Goal:
Retype the lines beneath this one, from the first through the line containing "const meanLine = [500, 500, 500, 500];". Pictures are left out.

>> Start

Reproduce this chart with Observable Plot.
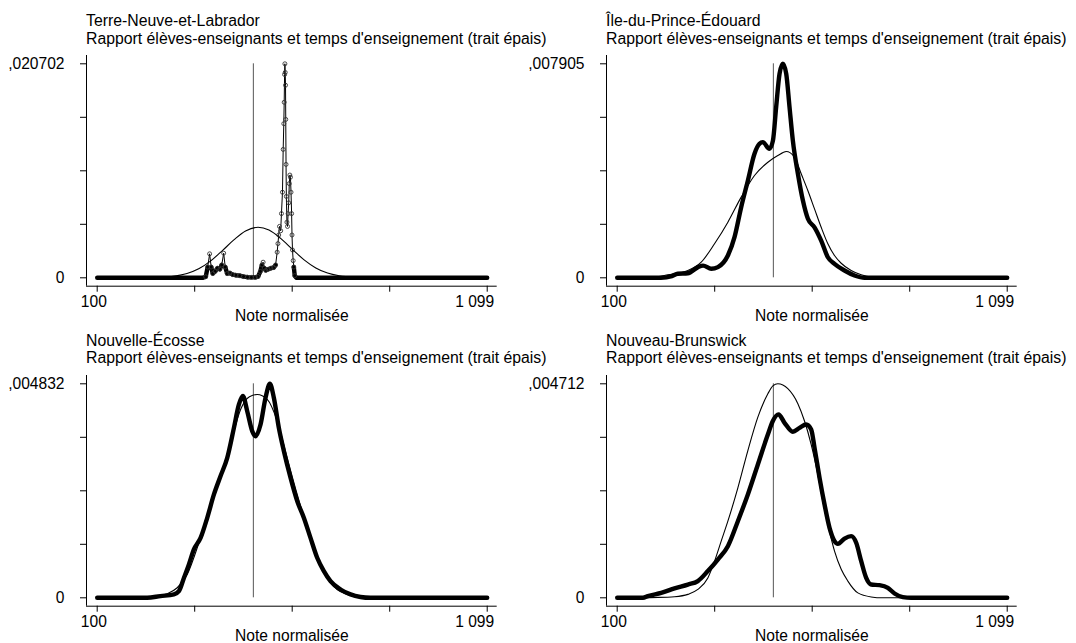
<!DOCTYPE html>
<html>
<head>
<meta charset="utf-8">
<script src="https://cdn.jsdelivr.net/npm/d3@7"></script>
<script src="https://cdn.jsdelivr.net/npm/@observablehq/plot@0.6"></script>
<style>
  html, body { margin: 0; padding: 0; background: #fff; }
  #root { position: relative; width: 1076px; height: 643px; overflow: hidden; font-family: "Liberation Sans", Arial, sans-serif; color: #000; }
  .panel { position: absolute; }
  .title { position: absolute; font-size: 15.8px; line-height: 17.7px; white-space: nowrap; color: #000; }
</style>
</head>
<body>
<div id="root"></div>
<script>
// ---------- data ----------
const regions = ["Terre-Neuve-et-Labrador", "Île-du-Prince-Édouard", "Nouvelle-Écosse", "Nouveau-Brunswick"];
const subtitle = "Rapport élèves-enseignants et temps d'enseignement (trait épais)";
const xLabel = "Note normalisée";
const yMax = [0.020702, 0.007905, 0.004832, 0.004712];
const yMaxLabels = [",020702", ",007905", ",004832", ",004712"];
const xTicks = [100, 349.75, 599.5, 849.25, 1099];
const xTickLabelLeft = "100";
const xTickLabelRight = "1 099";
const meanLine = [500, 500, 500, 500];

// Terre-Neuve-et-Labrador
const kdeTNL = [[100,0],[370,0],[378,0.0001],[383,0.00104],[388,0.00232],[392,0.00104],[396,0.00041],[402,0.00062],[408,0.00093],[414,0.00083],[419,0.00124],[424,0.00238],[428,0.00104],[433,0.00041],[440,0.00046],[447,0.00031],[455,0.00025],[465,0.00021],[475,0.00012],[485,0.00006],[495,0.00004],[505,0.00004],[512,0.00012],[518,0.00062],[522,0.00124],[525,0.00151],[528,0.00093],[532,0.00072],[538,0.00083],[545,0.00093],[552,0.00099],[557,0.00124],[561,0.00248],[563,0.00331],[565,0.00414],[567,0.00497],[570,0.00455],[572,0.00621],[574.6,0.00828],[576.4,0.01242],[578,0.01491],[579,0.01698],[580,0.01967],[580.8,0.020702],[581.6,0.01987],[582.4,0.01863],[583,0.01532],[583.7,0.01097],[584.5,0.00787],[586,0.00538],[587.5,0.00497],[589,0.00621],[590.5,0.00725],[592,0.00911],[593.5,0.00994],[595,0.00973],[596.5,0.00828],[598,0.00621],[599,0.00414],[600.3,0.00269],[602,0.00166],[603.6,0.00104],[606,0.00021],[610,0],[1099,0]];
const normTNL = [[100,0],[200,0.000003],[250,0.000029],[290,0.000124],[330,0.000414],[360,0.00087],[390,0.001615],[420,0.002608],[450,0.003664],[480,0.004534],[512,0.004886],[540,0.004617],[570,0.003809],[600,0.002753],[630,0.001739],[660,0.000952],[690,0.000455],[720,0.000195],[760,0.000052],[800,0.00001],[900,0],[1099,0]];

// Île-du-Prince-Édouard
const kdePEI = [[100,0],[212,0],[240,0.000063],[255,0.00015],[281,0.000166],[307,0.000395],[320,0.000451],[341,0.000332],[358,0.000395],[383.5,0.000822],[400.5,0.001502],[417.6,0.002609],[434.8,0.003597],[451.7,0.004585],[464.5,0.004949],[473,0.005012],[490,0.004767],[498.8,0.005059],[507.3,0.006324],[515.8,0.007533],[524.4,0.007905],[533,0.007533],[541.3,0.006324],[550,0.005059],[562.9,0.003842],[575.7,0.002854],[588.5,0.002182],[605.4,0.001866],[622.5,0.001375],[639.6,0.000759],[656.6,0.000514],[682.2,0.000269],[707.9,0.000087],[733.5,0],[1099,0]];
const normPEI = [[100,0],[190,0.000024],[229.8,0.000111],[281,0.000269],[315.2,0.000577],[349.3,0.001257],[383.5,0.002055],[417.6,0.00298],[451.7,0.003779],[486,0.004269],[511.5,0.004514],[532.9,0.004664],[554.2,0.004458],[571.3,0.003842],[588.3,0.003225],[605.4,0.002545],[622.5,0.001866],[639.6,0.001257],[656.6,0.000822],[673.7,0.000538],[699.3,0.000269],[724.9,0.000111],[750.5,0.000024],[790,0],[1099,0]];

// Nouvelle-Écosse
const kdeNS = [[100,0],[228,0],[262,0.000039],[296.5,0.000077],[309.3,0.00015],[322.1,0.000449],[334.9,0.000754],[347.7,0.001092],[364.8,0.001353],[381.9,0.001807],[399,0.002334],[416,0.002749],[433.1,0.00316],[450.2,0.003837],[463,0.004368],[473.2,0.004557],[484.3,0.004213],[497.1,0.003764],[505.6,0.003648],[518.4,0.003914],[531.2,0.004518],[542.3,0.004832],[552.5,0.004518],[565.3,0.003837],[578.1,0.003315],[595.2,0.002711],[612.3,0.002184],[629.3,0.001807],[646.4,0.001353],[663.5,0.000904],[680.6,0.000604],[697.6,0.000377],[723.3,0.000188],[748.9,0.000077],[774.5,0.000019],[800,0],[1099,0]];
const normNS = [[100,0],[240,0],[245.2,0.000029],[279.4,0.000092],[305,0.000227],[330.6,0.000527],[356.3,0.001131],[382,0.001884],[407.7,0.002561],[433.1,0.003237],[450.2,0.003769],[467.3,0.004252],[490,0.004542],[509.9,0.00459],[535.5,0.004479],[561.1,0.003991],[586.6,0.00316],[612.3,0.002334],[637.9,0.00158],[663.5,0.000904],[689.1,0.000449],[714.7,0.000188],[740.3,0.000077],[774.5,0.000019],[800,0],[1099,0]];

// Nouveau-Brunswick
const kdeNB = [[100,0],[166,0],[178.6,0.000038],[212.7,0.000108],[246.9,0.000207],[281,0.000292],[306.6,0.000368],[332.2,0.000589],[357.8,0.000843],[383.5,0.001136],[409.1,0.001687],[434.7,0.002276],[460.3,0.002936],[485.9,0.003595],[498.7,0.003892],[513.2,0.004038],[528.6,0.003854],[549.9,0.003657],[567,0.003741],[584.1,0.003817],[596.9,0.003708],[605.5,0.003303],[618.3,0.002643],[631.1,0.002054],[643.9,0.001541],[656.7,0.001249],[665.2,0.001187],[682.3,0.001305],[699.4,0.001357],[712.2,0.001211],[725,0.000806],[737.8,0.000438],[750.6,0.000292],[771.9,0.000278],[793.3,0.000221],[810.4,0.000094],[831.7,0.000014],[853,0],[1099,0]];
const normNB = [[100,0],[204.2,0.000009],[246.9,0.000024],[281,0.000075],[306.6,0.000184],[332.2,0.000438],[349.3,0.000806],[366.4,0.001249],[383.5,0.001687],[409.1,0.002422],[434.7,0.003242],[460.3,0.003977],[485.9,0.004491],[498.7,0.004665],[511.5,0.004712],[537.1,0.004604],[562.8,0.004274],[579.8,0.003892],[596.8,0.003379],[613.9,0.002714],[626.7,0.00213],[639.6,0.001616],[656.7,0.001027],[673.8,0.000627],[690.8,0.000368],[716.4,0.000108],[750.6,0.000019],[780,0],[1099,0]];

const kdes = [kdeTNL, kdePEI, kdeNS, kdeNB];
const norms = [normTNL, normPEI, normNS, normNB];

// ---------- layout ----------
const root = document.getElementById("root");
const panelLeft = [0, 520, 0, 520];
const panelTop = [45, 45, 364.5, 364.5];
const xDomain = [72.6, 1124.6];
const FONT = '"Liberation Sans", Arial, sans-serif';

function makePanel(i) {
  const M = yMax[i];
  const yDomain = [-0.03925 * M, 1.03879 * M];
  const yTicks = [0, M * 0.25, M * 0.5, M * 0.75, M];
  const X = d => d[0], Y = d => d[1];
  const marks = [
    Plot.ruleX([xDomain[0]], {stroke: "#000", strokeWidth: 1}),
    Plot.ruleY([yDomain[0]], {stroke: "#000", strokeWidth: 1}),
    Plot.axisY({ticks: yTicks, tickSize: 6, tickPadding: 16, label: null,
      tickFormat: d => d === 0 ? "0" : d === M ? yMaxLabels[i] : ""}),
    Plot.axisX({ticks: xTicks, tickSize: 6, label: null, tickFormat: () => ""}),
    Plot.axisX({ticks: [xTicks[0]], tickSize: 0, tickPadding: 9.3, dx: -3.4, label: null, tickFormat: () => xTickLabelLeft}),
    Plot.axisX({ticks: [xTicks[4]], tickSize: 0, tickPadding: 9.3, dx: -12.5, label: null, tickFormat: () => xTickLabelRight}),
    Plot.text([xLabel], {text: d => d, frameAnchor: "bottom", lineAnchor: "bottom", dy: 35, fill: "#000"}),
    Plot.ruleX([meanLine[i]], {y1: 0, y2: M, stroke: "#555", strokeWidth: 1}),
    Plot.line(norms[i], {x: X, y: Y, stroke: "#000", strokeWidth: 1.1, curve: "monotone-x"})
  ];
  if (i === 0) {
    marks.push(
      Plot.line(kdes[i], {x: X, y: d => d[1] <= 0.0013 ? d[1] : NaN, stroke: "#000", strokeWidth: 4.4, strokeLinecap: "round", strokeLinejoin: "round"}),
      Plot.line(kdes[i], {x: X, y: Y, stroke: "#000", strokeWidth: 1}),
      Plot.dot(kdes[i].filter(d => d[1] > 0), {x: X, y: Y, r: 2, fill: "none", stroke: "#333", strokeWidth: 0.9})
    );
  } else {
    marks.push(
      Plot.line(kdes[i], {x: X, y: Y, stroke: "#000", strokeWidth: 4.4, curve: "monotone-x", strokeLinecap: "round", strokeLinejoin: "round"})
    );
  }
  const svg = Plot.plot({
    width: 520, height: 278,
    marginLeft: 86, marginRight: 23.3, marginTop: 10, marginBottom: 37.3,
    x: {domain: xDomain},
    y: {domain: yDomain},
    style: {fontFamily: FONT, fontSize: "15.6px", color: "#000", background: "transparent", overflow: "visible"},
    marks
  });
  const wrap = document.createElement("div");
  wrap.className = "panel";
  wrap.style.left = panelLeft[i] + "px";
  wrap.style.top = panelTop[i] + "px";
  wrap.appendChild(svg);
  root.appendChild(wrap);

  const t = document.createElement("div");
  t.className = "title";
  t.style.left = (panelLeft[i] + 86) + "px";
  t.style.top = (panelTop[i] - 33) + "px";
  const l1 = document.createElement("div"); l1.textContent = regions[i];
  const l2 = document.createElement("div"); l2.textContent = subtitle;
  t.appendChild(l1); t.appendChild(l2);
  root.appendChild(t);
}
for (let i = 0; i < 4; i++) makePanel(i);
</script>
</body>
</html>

>> End

Task answer:
Reproduce this chart with Observable Plot.
<!DOCTYPE html>
<html>
<head>
<meta charset="utf-8">
<script src="https://cdn.jsdelivr.net/npm/d3@7"></script>
<script src="https://cdn.jsdelivr.net/npm/@observablehq/plot@0.6"></script>
<style>
  html, body { margin: 0; padding: 0; background: #fff; }
  #root { position: relative; width: 1076px; height: 643px; overflow: hidden; font-family: "Liberation Sans", Arial, sans-serif; color: #000; }
  .panel { position: absolute; }
  .title { position: absolute; font-size: 15.8px; line-height: 17.7px; white-space: nowrap; color: #000; }
</style>
</head>
<body>
<div id="root"></div>
<script>
// ---------- data ----------
const regions = ["Terre-Neuve-et-Labrador", "Île-du-Prince-Édouard", "Nouvelle-Écosse", "Nouveau-Brunswick"];
const subtitle = "Rapport élèves-enseignants et temps d'enseignement (trait épais)";
const xLabel = "Note normalisée";
const yMax = [0.020702, 0.007905, 0.004832, 0.004712];
const yMaxLabels = [",020702", ",007905", ",004832", ",004712"];
const xTicks = [100, 349.75, 599.5, 849.25, 1099];
const xTickLabelLeft = "100";
const xTickLabelRight = "1 099";
const meanLine = [500, 500, 500, 500];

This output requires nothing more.